# What is needed:
Reproduce all the material exactly, minus any pictures it holds.

Start Dataset excerpt

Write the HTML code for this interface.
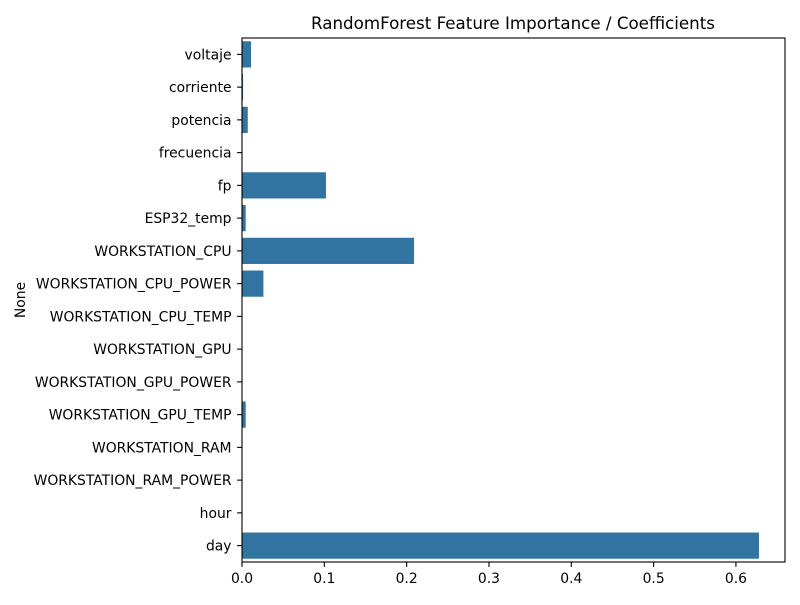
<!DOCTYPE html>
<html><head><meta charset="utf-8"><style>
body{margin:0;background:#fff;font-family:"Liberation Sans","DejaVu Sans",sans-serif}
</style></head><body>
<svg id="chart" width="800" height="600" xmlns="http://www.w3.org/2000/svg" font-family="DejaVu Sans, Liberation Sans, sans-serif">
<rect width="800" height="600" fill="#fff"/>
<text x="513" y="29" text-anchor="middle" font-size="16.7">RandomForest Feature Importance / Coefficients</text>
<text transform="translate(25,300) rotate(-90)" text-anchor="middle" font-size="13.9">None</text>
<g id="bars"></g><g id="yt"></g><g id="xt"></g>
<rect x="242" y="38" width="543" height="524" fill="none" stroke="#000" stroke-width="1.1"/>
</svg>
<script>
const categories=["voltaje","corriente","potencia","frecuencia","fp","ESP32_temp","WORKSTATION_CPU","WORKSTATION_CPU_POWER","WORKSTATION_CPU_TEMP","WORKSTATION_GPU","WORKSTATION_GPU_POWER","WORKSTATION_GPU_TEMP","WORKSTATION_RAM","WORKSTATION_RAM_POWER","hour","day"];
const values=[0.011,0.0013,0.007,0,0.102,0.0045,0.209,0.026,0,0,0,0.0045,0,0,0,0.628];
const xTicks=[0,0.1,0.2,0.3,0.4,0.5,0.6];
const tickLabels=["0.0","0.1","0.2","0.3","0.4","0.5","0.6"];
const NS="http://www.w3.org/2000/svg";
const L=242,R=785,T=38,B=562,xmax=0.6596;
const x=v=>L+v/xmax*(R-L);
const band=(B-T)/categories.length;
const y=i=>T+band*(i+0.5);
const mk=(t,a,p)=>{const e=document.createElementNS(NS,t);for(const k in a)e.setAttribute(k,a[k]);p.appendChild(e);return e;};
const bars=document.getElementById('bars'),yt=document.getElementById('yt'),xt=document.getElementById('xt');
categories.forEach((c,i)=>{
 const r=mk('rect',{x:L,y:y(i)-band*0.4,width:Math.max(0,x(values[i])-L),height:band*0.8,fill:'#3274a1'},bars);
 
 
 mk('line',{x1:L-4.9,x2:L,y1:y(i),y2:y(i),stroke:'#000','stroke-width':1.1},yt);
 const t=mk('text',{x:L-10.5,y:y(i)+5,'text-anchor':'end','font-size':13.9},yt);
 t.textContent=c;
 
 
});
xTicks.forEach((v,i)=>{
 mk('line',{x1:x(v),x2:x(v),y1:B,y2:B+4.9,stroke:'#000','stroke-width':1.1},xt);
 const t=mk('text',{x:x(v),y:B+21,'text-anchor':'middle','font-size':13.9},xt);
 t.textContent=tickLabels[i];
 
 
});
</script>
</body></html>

End Dataset excerpt

# Response:
Write the HTML code for this interface.
<!DOCTYPE html>
<html><head><meta charset="utf-8"><style>
body{margin:0;background:#fff;font-family:"Liberation Sans","DejaVu Sans",sans-serif}
</style></head><body>
<svg id="chart" width="800" height="600" xmlns="http://www.w3.org/2000/svg" font-family="DejaVu Sans, Liberation Sans, sans-serif">
<rect width="800" height="600" fill="#fff"/>
<text x="513" y="29" text-anchor="middle" font-size="16.7">RandomForest Feature Importance / Coefficients</text>
<text transform="translate(25,300) rotate(-90)" text-anchor="middle" font-size="13.9">None</text>
<g id="bars"></g><g id="yt"></g><g id="xt"></g>
<rect x="242" y="38" width="543" height="524" fill="none" stroke="#000" stroke-width="1.1"/>
</svg>
<script>
const categories=["voltaje","corriente","potencia","frecuencia","fp","ESP32_temp","WORKSTATION_CPU","WORKSTATION_CPU_POWER","WORKSTATION_CPU_TEMP","WORKSTATION_GPU","WORKSTATION_GPU_POWER","WORKSTATION_GPU_TEMP","WORKSTATION_RAM","WORKSTATION_RAM_POWER","hour","day"];
const values=[0.011,0.0013,0.007,0,0.102,0.0045,0.209,0.026,0,0,0,0.0045,0,0,0,0.628];
const xTicks=[0,0.1,0.2,0.3,0.4,0.5,0.6];
const tickLabels=["0.0","0.1","0.2","0.3","0.4","0.5","0.6"];
const NS="http://www.w3.org/2000/svg";
const L=242,R=785,T=38,B=562,xmax=0.6596;
const x=v=>L+v/xmax*(R-L);
const band=(B-T)/categories.length;
const y=i=>T+band*(i+0.5);
const mk=(t,a,p)=>{const e=document.createElementNS(NS,t);for(const k in a)e.setAttribute(k,a[k]);p.appendChild(e);return e;};
const bars=document.getElementById('bars'),yt=document.getElementById('yt'),xt=document.getElementById('xt');
categories.forEach((c,i)=>{
 const r=mk('rect',{x:L,y:y(i)-band*0.4,width:Math.max(0,x(values[i])-L),height:band*0.8,fill:'#3274a1'},bars);
 
 
 mk('line',{x1:L-4.9,x2:L,y1:y(i),y2:y(i),stroke:'#000','stroke-width':1.1},yt);
 const t=mk('text',{x:L-10.5,y:y(i)+5,'text-anchor':'end','font-size':13.9},yt);
 t.textContent=c;
 
 
});
xTicks.forEach((v,i)=>{
 mk('line',{x1:x(v),x2:x(v),y1:B,y2:B+4.9,stroke:'#000','stroke-width':1.1},xt);
 const t=mk('text',{x:x(v),y:B+21,'text-anchor':'middle','font-size':13.9},xt);
 t.textContent=tickLabels[i];
 
 
});
</script>
</body></html>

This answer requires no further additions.